With passengers balking at price increases, and airline workers unwilling to take additional pay cuts, U.S. carriers are forced to find other ways to boost profit. Starting the day earlier on hundreds of flights saves money for United because it can wring more flying time out of its planes and helps passengers make more connections at hubs like O'Hare, all while avoiding delays when runways clog during peak morning departure times.

But will travelers be willing to rise at 3:30 a.m. or earlier to catch a flight that has a better chance of arriving on time?

Some other airlines don't think so and are trying to drive huge savings in other ways. Low-cost carrier Southwest Airline, which tested, and abandoned, 5:30 a.m. departures after finding few takers, says it has found significant new savings by tweaking its summer schedule to make the most of the seasonal shift in the jet stream.

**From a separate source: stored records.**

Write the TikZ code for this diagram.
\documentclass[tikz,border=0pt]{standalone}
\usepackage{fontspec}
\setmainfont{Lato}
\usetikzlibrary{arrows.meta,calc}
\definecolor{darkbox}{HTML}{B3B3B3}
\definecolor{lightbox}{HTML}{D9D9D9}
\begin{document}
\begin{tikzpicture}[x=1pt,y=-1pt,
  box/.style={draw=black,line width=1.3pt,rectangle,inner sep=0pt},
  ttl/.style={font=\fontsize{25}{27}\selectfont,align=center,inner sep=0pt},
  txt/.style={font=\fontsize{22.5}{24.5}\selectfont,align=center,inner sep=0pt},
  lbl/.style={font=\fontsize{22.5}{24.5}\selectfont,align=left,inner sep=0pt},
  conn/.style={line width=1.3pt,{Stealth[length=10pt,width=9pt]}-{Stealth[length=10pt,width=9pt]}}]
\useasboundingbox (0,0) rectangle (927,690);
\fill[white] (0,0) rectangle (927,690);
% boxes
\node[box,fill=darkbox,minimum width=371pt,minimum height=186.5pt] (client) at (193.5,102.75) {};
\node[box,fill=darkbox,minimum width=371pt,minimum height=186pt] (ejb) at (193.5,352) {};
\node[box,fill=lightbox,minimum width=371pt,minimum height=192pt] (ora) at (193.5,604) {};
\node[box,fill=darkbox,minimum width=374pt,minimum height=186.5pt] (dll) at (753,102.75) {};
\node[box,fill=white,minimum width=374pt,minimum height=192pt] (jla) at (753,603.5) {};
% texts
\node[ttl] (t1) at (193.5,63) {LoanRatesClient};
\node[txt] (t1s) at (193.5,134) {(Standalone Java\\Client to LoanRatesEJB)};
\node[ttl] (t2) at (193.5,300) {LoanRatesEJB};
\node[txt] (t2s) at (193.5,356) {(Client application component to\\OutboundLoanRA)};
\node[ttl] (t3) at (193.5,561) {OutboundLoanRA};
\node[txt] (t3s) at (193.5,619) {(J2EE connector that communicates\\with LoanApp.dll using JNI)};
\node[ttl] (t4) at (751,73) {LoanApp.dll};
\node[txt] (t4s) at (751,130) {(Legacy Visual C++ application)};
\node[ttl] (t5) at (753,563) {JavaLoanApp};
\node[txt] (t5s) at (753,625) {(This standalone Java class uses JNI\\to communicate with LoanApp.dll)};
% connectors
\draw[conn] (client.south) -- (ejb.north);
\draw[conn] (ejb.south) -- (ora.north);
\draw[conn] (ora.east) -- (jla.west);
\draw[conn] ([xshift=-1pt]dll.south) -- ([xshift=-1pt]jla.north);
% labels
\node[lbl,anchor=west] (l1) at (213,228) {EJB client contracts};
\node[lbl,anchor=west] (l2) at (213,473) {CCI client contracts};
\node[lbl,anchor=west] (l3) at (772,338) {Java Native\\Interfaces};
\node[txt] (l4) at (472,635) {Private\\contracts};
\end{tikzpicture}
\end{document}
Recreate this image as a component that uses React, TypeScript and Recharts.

The massive west-to-east air current, which settles over the middle of the U.S. each winter, creates turbulent winds that slow flying times. But from March through September, the jet stream moves north over Canada, allowing planes to reach destinations quicker.

Using a complex computer program created in-house, Southwest tweaked its summer schedule this year to make the most out of the favorable winds. That has shaved flight times by five minutes here, 20 minutes there, and the small increments have added up.

Southwest saves more than 90 hours of flying time each day, freeing up the equivalent of 10 aircraft, said Lonny Hurwitz, a manager for schedule planning with the Dallas-based carrier.

"That's an incredible savings," said Darryl Jenkins, a longtime aviation observer who is creating a center at Ohio State University to dream up better ways for airlines to run their businesses. "And they didn't need to shaft employees to get it," he added, referring to the steep salary and benefit cuts that most other airlines used to return to profitability following the industry's slump earlier this decade.

"Any savings we're going to get in the future is going to come out of smarter operations," said Jenkins. "Schedules are the great black holes of the airline industry. For years, we didn't look at them much. How we schedule flights, planes and crews are all very important."

Other carriers also are tinkering with schedules. American Airlines, for example, has spread arrivals and departures more evenly at its airport hubs and is studying ways to shorten the time it takes planes to unload and reload passengers, said a spokesman.

United said last week that it is reducing its 2007 domestic capacity by about 2 percent as the U.S. economy slows, moves that are reflected in its June and July schedules. United appears to be pruning routes where it is losing money, such as cutting flights at supercompetitive Los Angeles International Airport by nearly 11 percent, while shifting planes and crews to routes where the prospects are better, noted Daniel McKenzie, aviation analyst with investment bank Credit Suisse, in two research reports this month.